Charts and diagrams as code
# # #
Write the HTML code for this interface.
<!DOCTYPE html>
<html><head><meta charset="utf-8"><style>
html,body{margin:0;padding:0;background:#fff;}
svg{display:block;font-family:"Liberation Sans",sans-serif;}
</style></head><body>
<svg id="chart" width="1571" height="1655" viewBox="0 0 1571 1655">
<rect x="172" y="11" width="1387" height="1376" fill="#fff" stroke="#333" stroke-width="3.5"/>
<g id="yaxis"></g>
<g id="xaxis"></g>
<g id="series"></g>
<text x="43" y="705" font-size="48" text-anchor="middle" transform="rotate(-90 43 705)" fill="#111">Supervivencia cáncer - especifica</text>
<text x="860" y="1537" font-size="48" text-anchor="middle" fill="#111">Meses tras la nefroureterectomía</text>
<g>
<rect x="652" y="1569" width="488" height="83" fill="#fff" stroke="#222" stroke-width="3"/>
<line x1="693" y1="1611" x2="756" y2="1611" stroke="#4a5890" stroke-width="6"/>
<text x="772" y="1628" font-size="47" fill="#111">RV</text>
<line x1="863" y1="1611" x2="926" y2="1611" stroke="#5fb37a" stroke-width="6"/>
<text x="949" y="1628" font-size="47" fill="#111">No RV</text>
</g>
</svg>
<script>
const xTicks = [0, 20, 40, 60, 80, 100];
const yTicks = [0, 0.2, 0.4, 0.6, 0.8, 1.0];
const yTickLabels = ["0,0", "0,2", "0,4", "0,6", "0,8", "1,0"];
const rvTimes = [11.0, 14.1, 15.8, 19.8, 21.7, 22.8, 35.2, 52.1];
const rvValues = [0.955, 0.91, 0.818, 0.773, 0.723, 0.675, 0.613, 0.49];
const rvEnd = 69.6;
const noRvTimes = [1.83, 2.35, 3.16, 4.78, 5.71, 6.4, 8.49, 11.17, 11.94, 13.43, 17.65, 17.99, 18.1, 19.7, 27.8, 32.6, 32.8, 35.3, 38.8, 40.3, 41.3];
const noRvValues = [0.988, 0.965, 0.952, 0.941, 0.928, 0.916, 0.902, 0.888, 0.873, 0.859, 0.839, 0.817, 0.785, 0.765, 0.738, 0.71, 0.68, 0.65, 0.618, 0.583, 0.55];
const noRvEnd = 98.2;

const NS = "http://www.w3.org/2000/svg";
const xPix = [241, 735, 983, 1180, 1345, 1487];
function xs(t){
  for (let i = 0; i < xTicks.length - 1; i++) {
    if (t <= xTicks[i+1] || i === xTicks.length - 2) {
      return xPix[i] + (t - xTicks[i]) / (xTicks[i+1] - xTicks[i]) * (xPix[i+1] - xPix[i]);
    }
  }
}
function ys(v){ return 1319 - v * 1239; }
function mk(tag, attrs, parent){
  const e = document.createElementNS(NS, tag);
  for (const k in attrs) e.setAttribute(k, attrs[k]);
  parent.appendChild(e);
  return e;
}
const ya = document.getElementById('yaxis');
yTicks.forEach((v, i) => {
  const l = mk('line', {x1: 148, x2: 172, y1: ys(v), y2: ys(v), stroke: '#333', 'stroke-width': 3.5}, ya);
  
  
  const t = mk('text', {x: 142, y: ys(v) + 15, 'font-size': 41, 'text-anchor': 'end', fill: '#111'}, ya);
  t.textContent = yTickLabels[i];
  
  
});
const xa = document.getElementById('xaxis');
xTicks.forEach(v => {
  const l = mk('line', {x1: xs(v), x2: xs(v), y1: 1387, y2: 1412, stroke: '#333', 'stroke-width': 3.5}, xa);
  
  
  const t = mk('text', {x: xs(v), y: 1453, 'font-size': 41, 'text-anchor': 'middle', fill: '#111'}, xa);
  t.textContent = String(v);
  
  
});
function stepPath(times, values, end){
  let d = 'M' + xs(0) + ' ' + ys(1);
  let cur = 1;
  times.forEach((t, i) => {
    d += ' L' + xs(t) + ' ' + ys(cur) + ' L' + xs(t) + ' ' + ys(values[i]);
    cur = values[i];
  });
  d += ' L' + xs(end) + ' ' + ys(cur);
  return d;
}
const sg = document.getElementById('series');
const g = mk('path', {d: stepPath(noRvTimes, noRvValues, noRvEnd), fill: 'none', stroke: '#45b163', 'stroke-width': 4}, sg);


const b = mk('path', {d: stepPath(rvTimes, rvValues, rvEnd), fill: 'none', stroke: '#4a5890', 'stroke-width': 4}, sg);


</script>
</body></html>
# # #
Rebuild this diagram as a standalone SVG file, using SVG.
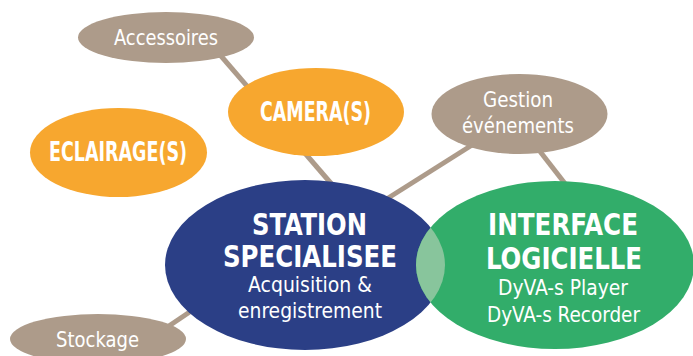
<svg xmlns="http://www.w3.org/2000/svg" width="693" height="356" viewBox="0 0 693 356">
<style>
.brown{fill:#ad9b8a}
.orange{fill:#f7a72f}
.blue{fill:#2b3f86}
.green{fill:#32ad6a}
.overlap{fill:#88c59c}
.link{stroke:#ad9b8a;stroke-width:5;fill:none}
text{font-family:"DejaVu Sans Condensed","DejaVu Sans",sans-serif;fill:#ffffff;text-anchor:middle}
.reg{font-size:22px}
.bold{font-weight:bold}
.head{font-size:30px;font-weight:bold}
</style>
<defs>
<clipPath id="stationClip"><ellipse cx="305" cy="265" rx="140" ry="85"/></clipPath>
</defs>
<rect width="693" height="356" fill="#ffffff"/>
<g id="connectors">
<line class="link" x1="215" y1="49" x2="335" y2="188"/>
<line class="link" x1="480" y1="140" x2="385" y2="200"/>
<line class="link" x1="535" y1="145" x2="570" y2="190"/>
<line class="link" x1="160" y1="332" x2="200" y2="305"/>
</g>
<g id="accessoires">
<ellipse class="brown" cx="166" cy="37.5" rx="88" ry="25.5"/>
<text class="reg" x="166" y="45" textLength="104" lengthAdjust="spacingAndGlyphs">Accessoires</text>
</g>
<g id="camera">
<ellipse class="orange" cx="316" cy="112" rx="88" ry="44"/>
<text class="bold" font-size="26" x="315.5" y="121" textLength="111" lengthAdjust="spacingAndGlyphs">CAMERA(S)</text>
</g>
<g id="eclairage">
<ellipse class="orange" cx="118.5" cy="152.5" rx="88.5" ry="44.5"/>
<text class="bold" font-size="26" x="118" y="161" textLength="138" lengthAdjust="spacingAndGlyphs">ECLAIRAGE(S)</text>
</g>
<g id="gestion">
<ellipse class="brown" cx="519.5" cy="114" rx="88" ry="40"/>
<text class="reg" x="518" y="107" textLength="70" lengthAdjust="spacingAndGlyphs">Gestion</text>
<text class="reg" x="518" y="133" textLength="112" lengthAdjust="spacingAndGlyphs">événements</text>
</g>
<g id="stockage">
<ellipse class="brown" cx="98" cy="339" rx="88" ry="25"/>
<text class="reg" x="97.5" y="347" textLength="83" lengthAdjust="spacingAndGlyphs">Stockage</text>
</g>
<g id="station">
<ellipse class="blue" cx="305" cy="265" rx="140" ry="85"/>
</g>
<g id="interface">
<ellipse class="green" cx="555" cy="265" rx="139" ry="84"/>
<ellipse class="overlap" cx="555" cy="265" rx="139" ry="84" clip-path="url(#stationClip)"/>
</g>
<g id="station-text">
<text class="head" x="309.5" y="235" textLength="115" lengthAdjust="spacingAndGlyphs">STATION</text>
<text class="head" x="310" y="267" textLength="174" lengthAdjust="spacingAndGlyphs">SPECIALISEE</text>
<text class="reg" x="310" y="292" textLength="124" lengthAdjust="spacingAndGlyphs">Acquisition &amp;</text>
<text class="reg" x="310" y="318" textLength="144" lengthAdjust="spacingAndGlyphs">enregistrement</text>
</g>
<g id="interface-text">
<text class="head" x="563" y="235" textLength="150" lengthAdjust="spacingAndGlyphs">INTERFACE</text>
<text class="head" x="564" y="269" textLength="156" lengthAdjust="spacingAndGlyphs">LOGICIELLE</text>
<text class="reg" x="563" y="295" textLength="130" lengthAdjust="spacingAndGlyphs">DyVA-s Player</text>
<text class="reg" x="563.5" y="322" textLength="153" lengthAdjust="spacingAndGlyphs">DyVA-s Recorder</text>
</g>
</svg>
# # #
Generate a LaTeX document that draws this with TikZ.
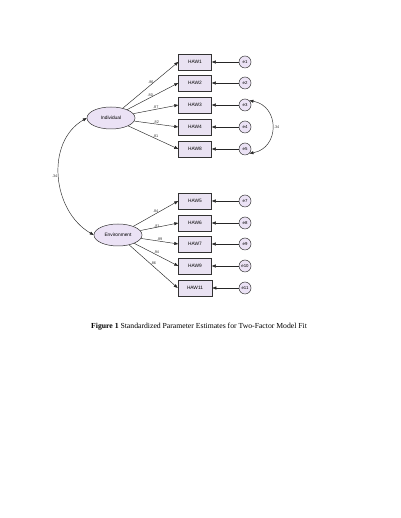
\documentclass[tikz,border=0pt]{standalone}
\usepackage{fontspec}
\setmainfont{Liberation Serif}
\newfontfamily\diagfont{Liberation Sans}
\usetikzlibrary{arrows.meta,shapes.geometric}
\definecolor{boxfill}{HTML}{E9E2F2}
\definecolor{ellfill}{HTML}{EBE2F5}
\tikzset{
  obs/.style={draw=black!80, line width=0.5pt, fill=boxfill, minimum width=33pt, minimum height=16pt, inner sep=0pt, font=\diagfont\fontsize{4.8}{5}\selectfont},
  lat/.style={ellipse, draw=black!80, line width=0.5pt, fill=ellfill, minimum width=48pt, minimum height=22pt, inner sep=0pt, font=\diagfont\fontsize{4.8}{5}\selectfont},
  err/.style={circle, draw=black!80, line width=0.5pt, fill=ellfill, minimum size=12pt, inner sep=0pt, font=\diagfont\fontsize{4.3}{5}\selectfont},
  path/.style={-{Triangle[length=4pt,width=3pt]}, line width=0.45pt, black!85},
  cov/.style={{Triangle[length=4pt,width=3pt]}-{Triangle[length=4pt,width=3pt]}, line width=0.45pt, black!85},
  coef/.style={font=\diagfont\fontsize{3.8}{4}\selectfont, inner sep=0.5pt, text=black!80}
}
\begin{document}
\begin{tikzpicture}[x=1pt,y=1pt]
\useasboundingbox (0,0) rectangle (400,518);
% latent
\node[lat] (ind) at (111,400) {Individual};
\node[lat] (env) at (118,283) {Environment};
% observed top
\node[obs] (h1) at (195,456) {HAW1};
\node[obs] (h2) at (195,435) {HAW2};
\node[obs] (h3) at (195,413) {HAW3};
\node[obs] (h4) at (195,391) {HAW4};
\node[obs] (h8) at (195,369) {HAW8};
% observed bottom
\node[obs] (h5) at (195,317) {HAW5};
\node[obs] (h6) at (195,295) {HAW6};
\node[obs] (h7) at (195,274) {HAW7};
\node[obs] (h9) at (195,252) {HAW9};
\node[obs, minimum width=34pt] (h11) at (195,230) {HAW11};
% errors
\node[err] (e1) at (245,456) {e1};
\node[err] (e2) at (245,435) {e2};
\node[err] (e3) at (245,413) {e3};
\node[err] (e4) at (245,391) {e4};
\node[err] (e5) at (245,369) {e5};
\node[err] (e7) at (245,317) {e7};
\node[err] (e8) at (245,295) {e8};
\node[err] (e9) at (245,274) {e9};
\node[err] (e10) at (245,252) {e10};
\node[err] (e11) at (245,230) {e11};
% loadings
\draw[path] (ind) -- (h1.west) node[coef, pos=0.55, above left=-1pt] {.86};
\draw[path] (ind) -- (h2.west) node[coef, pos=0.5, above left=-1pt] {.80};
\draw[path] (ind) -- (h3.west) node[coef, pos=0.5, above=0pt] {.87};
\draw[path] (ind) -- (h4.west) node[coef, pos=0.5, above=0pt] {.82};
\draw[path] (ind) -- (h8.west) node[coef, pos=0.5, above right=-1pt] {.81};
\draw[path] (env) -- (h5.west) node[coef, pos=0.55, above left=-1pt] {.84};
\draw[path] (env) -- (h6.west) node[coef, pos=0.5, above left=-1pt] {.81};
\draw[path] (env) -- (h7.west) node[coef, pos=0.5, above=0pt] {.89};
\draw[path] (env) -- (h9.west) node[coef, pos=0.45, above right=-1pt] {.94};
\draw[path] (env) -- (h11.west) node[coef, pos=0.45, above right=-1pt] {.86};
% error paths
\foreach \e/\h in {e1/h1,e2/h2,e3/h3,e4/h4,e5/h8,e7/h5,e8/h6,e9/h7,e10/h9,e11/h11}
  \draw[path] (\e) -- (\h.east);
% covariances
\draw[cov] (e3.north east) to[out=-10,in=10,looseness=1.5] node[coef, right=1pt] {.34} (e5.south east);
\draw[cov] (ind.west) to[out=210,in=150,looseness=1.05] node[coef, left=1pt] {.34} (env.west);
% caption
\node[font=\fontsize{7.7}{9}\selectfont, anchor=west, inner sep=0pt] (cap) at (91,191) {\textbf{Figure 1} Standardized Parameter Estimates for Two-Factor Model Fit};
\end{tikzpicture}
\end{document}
# # #
**Exercise**
How many lines in these records hold the string "standalone"? Reply with the number alone.

**Problem solution**
2